What's a good conversion rate for B2B websites?


B2B conversion rate benchmarks vary so much by traffic quality, offer type, and industry that headline averages mislead more than they help. A demo request landing page converting at five percent might be excellent for cold paid traffic and underperforming for warm email traffic. The more useful benchmark is your own page's conversion rate trajectory over time — focus on whether you're improving relative to your baseline rather than how you compare to industry-wide averages.


What are the highest-leverage CRO tactics?


Five tactics produce most CRO wins for B2B. Reducing friction in the conversion path — fewer form fields, fewer required steps, fewer competing CTAs. Aligning the page message with the traffic source's expectation, since mismatch between ad copy and landing page is the largest source of bounces. Adding social proof at decision points — logos, quotes, case study evidence near the CTA. Improving the offer itself rather than the page surrounding it; a stronger lead magnet often outperforms three rounds of button-color tests. Mobile optimization, since most CRO programs still optimize primarily for desktop while a meaningful share of B2B traffic now arrives mobile.

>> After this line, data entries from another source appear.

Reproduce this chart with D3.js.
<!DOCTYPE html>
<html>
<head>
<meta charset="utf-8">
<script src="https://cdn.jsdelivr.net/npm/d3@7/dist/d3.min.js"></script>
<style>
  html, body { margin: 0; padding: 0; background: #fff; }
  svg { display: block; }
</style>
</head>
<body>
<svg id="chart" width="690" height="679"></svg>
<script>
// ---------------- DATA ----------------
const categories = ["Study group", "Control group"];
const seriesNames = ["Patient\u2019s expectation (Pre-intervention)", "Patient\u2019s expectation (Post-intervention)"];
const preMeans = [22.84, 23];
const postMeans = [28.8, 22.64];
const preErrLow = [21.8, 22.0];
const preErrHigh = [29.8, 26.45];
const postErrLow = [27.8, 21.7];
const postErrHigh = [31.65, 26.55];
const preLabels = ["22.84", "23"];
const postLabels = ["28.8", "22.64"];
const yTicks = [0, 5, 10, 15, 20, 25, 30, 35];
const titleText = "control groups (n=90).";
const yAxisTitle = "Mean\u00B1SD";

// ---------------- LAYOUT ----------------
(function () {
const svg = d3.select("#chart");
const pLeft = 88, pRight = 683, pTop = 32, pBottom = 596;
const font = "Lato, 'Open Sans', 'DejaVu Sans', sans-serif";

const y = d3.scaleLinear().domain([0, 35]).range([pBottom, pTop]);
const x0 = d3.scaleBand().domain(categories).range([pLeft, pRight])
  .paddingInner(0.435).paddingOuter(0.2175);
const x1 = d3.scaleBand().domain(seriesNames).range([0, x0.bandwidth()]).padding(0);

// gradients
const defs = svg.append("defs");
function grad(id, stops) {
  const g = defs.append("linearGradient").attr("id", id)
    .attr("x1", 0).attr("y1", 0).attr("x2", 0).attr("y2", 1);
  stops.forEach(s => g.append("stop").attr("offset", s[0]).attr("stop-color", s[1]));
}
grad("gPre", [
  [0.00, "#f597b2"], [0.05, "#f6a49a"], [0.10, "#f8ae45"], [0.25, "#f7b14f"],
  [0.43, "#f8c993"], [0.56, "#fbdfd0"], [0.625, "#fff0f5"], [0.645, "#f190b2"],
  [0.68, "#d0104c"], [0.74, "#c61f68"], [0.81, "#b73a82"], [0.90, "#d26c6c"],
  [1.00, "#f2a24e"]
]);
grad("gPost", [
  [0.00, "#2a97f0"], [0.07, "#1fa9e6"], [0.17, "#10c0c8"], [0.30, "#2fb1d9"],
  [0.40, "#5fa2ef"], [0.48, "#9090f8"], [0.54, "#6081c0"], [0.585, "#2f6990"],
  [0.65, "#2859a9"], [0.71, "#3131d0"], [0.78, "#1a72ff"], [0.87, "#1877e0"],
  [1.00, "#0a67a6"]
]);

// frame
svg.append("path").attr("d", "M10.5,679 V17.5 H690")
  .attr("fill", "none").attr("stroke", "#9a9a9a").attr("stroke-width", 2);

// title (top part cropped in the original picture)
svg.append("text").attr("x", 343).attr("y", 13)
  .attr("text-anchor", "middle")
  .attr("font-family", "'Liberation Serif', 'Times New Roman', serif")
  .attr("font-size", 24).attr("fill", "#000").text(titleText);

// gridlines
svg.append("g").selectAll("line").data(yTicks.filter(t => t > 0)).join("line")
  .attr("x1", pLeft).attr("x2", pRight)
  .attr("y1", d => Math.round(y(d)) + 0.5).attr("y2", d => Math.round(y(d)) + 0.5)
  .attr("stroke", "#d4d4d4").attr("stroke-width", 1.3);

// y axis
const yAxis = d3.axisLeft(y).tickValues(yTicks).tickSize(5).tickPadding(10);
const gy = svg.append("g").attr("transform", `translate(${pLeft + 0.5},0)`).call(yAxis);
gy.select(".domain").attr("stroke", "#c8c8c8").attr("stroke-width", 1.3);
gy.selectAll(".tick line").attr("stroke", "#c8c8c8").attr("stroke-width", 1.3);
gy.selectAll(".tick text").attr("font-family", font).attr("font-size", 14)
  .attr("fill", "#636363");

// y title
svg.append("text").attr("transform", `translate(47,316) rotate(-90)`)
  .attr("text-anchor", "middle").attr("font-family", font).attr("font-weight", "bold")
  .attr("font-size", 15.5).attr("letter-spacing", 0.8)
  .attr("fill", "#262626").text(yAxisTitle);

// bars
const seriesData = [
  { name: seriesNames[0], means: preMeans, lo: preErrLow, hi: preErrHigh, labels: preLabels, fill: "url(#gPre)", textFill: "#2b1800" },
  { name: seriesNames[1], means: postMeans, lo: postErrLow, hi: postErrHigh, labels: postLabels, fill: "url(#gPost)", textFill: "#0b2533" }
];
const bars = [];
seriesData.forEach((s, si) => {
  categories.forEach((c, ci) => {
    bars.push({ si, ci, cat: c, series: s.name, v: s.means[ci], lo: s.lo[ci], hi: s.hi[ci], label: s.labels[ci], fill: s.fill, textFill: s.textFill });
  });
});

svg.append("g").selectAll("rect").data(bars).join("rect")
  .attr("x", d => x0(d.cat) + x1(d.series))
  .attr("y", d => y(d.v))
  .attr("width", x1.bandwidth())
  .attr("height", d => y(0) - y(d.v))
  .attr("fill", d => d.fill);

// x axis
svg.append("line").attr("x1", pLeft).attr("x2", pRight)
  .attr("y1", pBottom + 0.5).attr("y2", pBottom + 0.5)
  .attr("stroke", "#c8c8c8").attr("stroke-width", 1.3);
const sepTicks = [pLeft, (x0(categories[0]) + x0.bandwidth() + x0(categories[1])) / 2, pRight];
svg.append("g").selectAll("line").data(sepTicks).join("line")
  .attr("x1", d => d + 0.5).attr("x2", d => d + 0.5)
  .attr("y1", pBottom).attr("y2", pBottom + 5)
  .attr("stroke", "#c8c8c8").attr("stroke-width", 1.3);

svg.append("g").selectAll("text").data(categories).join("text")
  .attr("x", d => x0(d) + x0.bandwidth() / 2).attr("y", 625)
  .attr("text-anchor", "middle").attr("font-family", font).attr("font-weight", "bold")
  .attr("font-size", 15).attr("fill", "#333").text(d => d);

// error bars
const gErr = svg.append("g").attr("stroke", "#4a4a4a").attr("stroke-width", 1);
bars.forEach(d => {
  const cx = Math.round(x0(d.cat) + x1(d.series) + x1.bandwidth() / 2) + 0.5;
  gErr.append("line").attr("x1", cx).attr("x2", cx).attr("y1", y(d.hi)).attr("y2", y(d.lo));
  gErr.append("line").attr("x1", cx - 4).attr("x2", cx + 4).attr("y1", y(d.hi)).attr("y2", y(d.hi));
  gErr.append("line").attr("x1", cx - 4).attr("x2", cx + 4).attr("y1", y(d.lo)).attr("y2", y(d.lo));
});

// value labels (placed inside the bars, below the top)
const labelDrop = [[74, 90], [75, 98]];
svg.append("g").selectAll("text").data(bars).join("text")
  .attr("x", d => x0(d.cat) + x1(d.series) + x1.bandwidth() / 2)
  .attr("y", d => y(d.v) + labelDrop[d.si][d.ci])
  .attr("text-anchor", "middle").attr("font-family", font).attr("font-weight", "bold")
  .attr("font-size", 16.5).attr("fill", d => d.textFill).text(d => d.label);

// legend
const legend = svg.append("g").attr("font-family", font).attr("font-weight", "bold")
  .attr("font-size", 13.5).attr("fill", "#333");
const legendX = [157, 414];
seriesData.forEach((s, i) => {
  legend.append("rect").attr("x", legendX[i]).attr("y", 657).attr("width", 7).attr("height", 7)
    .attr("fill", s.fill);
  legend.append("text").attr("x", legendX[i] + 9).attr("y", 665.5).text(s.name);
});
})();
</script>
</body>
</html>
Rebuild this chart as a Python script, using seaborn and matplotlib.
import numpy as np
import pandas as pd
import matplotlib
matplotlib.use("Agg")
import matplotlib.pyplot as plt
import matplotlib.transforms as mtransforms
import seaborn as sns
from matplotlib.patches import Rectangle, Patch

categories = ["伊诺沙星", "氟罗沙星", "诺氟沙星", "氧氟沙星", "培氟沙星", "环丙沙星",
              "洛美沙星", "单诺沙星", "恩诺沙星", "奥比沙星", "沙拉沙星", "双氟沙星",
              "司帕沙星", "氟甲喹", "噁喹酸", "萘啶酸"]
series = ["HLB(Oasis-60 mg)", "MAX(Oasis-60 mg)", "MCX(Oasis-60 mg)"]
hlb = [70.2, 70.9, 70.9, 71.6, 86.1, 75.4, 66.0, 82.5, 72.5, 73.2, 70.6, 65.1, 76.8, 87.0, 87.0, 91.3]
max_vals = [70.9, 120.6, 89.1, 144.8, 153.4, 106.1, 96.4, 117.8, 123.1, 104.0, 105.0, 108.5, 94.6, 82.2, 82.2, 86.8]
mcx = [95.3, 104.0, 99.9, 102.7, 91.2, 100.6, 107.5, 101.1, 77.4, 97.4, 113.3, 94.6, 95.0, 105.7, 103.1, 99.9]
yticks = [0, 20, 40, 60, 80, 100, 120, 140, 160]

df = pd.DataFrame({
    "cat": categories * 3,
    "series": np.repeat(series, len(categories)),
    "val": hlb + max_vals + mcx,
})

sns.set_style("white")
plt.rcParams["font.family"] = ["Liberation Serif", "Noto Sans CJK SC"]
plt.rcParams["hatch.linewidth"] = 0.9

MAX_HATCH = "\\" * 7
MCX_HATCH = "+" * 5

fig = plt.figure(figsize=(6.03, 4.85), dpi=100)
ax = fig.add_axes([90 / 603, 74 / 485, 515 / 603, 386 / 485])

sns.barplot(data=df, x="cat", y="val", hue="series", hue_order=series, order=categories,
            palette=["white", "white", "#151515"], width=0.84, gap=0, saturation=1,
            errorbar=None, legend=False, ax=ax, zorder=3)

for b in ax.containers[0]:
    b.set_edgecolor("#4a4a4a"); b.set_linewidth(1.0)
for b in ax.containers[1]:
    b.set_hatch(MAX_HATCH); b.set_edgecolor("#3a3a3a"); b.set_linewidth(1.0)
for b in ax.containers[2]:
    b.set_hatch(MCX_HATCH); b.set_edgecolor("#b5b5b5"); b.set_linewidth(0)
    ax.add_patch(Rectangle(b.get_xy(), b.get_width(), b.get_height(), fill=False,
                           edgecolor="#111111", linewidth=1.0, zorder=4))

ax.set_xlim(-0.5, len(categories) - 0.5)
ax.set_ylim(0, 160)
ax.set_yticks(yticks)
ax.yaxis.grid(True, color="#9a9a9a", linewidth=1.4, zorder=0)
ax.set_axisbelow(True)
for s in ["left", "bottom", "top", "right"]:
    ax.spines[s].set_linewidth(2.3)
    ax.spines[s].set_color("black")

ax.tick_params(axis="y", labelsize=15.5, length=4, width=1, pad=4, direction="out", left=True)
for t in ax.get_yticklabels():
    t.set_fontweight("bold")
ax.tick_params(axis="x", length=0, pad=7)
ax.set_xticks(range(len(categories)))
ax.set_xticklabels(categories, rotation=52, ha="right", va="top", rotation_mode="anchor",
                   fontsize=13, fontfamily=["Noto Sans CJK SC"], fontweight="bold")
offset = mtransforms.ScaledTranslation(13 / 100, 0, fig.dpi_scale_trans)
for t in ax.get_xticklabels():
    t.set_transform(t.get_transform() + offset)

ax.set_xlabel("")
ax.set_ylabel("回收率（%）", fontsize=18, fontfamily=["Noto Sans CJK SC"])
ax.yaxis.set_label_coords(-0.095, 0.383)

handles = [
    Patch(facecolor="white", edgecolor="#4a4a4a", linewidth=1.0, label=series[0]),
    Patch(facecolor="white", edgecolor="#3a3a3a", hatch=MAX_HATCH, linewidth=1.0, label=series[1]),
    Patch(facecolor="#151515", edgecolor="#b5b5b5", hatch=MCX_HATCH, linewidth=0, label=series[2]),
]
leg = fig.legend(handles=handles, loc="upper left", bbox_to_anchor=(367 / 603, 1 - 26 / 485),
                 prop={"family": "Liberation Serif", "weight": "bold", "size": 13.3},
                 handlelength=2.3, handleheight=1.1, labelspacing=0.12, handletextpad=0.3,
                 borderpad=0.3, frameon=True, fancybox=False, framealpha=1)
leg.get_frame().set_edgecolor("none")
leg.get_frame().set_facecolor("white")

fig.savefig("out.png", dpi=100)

How do you A/B test for CRO?


Five rules separate productive A/B tests from theater. Test one substantive change per experiment — running multivariate tests on small traffic produces inconclusive results. Define statistical significance and required sample size before launching, not after results come in. Run tests for full-week cycles to capture day-of-week traffic variation. Test high-impact elements first — headlines, offers, and form length — before optimizing button colors. Validate winners with follow-up tests; the 'winning' variant in many tests fails to replicate when retested. CRO done well is closer to scientific experimentation than design preference voting.